Les soins palliatifs, que l’on peut définir au sens large comme des soins destinés à éviter ou atténuer la douleur en cas d’affection potentiellement mortelle, font depuis longtemps figure de parent pauvre dans le domaine des soins de santé.
On évalue à 40 millions le nombre des patients qui ont besoin chaque année de soins palliatifs, selon l’Atlas mondial des soins palliatifs publié par l’Organisation mondiale de la Santé (OMS) en collaboration avec l’Alliance mondiale pour les soins palliatifs. Vingt et un millions d’entre eux ont besoin de ces soins en fin de vie, dont plus de 90 % à la suite d’une maladie non transmissible.

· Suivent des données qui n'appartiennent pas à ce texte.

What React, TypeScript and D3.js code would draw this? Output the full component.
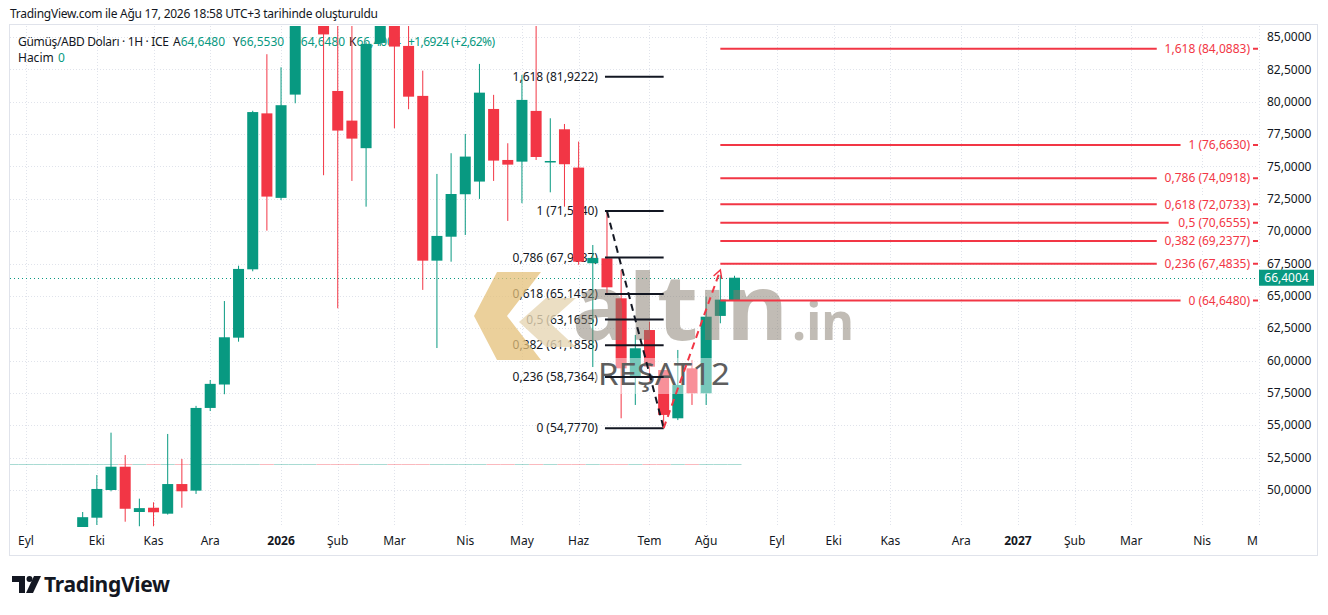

« On estime que 42 % des pays ne disposent d’aucun service de soins palliatifs et que 30 % dispensent des services limités dont ne bénéficie qu’une faible partie de la population », ajoute le Dr Mendis, Directeur par intérim du Département Prise en charge des maladies non transmissibles à l’OMS.
Ces chiffres sont confirmés par une étude publiée en juin 2013 dans le Journal of Pain and Symptom Management, qui indique que 20 pays seulement disposent de soins palliatifs entièrement intégrés dans leur système de santé.
Cette année, dans une résolution sur la couverture sanitaire universelle, l’Assemblée mondiale de la Santé mentionne les soins palliatifs parmi les services de qualité devant être fournis à un prix abordable par le système de santé, à tous les niveaux de soins et à l’ensemble de la population.
L’OMS s'apprête à soumettre à son prochain Conseil exécutif un rapport sur les besoins croissants des services de soins palliatifs dus selon elle en partie au vieillissement de la population et à la prévalence accrue des maladies non transmissibles.
D’après ce rapport, les raisons pour lesquelles les besoins de soins palliatifs ne sont pas satisfaits comprennent notamment : une sensibilisation insuffisante, des politiques nationales inadéquates et le manque d’installations satisfaisantes et de personnel ayant reçu une formation appropriée. L’accès aux analgésiques opioïdes nécessaires pour soulager une douleur modérée ou sévère est de fait limité dans beaucoup de pays.
On estime que 80 % des malades du cancer, 80 % des cas de sida, 67 % des cas de maladies cardio-vasculaires chroniques et 67 % des cas de bronchopneumopathies chroniques obstructives sont confrontés à une douleur modérée ou sévère en fin de vie, selon une étude publiée dans le Journal of Pain and Symptom Management en janvier 2006. Parfois, le recours à la morphine ou aux analgésiques apparentés constitue le seul moyen de prendre en charge leur douleur.
« Nous avons les médicaments qu’il nous faut pour prendre en charge la douleur dans les soins palliatifs et nous savons comment les administrer », déclare Willem Scholten, ancien membre du personnel de l’OMS et actuellement consultant indépendant spécialisé dans la réglementation pharmaceutique et les politiques de contrôle des drogues. « Et pourtant beaucoup de pays choisissent de ne pas les utiliser ».
La Convention unique sur les stupéfiants de 1961 et la Convention sur les substances psychotropes de 1971 – les deux conventions des Nations Unies sur le contrôle international des drogues – sur lesquelles sont fondés la plupart des règlements nationaux sur les médicaments susceptibles d’être détournés de leur fin première ou de donner lieu à des abus, reconnaissent que l’accès à ces produits est indispensable à des fins médicales et ne devrait pas faire l’objet de restrictions excessives.
Les risques liés à une large utilisation d’opioïdes puissants à des fins médicales suscitent d’autres préoccupations que l’abus des médicaments à des fins récréatives, notamment le risque pour les patients à qui l’on a prescrit des analgésiques opioïdes forts pour une douleur modérée ou sévère de devenir dépendants, voire de décéder d’une overdose.
« Par exemple, aux États-Unis, les ordonnances d’opioïdes, qui ont triplé depuis 1999, ont été associées à un nombre de décès par overdose d’opioïdes obtenus sur ordonnance quatre fois plus important et ces décès – 16 000 au total – représentent plus du double du nombre cumulé de décès dus à l’héroïne et à la cocaïne », souligne le Dr Nicolas Clark, médecin de l’équipe Prise en charge de l’abus de substances psychoactives à l’OMS. Pour le législateur comme pour le médecin, il s’agit de mettre en parallèle les risques et les avantages de l’emploi des opioïdes.
Le cas du Panama est symptomatique à cet égard. Malgré les changements de la législation en 2010, qui ont permis de prescrire plus facilement des opioïdes, l’accès à ces substances reste difficile car les procédures à mettre en œuvre sont lourdes.